Recorded data —
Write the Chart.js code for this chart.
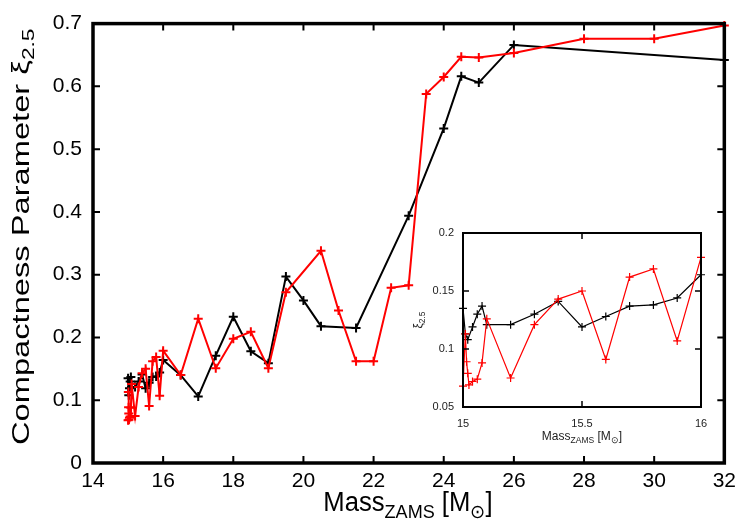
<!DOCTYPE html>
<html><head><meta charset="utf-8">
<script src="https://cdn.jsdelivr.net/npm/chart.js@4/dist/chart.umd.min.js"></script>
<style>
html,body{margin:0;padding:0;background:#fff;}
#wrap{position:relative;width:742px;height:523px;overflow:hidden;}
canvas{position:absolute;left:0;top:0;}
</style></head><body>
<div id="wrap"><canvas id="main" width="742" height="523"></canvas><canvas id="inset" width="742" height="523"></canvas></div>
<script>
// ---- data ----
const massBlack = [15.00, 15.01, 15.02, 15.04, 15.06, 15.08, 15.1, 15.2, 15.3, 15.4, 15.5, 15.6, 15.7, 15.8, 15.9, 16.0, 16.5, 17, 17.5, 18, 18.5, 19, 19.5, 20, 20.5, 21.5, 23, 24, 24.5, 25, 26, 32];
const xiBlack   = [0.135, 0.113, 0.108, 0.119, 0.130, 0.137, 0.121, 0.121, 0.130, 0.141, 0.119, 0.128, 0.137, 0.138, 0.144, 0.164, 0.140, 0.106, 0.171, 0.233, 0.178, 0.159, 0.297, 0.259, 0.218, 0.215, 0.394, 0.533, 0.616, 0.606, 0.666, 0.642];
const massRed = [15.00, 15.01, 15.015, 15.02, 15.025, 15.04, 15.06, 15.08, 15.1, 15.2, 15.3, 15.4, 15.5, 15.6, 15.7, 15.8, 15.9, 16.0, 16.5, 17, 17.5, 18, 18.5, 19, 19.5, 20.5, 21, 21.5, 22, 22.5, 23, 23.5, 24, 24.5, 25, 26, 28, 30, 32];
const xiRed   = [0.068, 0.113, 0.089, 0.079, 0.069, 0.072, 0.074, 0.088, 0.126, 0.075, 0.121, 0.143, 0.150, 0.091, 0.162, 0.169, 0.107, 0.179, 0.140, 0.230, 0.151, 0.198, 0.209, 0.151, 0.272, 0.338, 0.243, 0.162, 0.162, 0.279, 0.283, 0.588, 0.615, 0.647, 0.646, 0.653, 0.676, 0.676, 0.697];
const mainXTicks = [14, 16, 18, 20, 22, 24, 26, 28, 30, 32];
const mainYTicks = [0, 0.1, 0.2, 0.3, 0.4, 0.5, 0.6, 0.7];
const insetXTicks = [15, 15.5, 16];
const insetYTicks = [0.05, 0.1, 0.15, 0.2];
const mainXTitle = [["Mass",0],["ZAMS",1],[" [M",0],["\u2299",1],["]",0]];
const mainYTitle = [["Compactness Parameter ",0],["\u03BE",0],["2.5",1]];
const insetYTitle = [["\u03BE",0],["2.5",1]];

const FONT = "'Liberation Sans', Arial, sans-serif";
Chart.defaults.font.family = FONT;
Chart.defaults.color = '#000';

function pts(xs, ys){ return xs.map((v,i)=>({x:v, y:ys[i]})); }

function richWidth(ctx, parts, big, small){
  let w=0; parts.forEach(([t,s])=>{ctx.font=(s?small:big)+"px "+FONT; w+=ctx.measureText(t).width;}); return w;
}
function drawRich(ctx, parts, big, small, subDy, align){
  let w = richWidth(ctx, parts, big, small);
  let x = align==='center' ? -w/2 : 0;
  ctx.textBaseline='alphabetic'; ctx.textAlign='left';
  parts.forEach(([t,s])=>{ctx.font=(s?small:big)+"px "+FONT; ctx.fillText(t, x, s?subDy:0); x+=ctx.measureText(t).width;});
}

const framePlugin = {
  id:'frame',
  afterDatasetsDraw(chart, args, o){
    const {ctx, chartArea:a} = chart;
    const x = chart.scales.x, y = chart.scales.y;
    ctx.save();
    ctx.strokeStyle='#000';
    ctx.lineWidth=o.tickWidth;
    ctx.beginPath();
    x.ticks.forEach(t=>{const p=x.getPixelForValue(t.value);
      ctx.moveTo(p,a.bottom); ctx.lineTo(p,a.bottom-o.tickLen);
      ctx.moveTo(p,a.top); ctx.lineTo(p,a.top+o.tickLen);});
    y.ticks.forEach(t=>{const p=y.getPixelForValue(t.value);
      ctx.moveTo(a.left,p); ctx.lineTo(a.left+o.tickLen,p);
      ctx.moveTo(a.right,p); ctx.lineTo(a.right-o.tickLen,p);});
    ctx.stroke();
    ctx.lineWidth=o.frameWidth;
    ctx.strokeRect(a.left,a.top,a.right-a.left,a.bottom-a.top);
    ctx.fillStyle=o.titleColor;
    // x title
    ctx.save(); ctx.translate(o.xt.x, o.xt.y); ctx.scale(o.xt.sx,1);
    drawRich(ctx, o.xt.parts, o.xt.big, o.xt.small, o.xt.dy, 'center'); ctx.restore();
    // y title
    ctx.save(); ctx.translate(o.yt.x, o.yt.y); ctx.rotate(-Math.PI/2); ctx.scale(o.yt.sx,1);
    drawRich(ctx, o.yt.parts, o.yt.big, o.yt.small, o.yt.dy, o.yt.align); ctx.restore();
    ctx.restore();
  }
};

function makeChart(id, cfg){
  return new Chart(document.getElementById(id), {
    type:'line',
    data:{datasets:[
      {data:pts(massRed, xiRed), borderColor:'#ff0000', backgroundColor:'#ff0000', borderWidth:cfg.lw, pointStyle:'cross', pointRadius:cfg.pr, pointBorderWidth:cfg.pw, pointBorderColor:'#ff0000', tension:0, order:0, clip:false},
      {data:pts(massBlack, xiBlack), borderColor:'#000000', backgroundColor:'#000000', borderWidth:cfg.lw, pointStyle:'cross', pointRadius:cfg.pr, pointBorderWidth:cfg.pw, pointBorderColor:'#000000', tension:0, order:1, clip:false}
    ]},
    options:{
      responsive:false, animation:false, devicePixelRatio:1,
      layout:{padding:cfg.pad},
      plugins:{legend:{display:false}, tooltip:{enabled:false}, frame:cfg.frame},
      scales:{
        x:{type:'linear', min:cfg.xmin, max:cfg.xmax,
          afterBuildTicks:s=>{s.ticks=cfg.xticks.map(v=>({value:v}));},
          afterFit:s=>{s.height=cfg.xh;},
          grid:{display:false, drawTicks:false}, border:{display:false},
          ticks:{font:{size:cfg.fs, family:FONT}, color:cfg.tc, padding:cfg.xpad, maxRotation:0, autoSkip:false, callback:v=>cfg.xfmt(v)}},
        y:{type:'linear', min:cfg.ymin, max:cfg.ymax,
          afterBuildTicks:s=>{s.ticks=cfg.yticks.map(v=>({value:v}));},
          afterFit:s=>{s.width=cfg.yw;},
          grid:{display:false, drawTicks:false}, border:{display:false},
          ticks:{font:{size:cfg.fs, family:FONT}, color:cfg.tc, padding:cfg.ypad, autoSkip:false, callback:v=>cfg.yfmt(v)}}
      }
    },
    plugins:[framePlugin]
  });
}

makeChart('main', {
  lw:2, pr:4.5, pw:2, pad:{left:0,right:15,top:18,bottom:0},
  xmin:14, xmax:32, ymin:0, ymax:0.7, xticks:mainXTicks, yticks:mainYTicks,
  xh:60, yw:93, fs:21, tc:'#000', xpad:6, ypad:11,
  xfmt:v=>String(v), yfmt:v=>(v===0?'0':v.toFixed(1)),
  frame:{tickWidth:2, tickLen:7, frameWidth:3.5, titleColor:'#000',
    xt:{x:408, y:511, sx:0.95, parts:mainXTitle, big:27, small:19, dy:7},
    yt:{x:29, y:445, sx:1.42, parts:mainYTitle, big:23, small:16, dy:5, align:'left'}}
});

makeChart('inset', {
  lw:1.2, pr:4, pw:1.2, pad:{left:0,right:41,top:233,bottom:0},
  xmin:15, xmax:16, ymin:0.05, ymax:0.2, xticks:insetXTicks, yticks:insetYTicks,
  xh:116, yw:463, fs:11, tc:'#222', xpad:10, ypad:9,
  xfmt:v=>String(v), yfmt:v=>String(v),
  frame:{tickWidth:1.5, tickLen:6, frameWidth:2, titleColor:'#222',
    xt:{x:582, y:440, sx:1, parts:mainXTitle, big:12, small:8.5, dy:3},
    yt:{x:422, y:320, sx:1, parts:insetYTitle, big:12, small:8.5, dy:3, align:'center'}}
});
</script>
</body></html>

Set task —
From the first line above to the line containing "Chart.defaults.color = '#000';", repeat each line exactly. Pictures stay out.

Result of this exercise —
Write the Chart.js code for this chart.
<!DOCTYPE html>
<html><head><meta charset="utf-8">
<script src="https://cdn.jsdelivr.net/npm/chart.js@4/dist/chart.umd.min.js"></script>
<style>
html,body{margin:0;padding:0;background:#fff;}
#wrap{position:relative;width:742px;height:523px;overflow:hidden;}
canvas{position:absolute;left:0;top:0;}
</style></head><body>
<div id="wrap"><canvas id="main" width="742" height="523"></canvas><canvas id="inset" width="742" height="523"></canvas></div>
<script>
// ---- data ----
const massBlack = [15.00, 15.01, 15.02, 15.04, 15.06, 15.08, 15.1, 15.2, 15.3, 15.4, 15.5, 15.6, 15.7, 15.8, 15.9, 16.0, 16.5, 17, 17.5, 18, 18.5, 19, 19.5, 20, 20.5, 21.5, 23, 24, 24.5, 25, 26, 32];
const xiBlack   = [0.135, 0.113, 0.108, 0.119, 0.130, 0.137, 0.121, 0.121, 0.130, 0.141, 0.119, 0.128, 0.137, 0.138, 0.144, 0.164, 0.140, 0.106, 0.171, 0.233, 0.178, 0.159, 0.297, 0.259, 0.218, 0.215, 0.394, 0.533, 0.616, 0.606, 0.666, 0.642];
const massRed = [15.00, 15.01, 15.015, 15.02, 15.025, 15.04, 15.06, 15.08, 15.1, 15.2, 15.3, 15.4, 15.5, 15.6, 15.7, 15.8, 15.9, 16.0, 16.5, 17, 17.5, 18, 18.5, 19, 19.5, 20.5, 21, 21.5, 22, 22.5, 23, 23.5, 24, 24.5, 25, 26, 28, 30, 32];
const xiRed   = [0.068, 0.113, 0.089, 0.079, 0.069, 0.072, 0.074, 0.088, 0.126, 0.075, 0.121, 0.143, 0.150, 0.091, 0.162, 0.169, 0.107, 0.179, 0.140, 0.230, 0.151, 0.198, 0.209, 0.151, 0.272, 0.338, 0.243, 0.162, 0.162, 0.279, 0.283, 0.588, 0.615, 0.647, 0.646, 0.653, 0.676, 0.676, 0.697];
const mainXTicks = [14, 16, 18, 20, 22, 24, 26, 28, 30, 32];
const mainYTicks = [0, 0.1, 0.2, 0.3, 0.4, 0.5, 0.6, 0.7];
const insetXTicks = [15, 15.5, 16];
const insetYTicks = [0.05, 0.1, 0.15, 0.2];
const mainXTitle = [["Mass",0],["ZAMS",1],[" [M",0],["\u2299",1],["]",0]];
const mainYTitle = [["Compactness Parameter ",0],["\u03BE",0],["2.5",1]];
const insetYTitle = [["\u03BE",0],["2.5",1]];

const FONT = "'Liberation Sans', Arial, sans-serif";
Chart.defaults.font.family = FONT;
Chart.defaults.color = '#000';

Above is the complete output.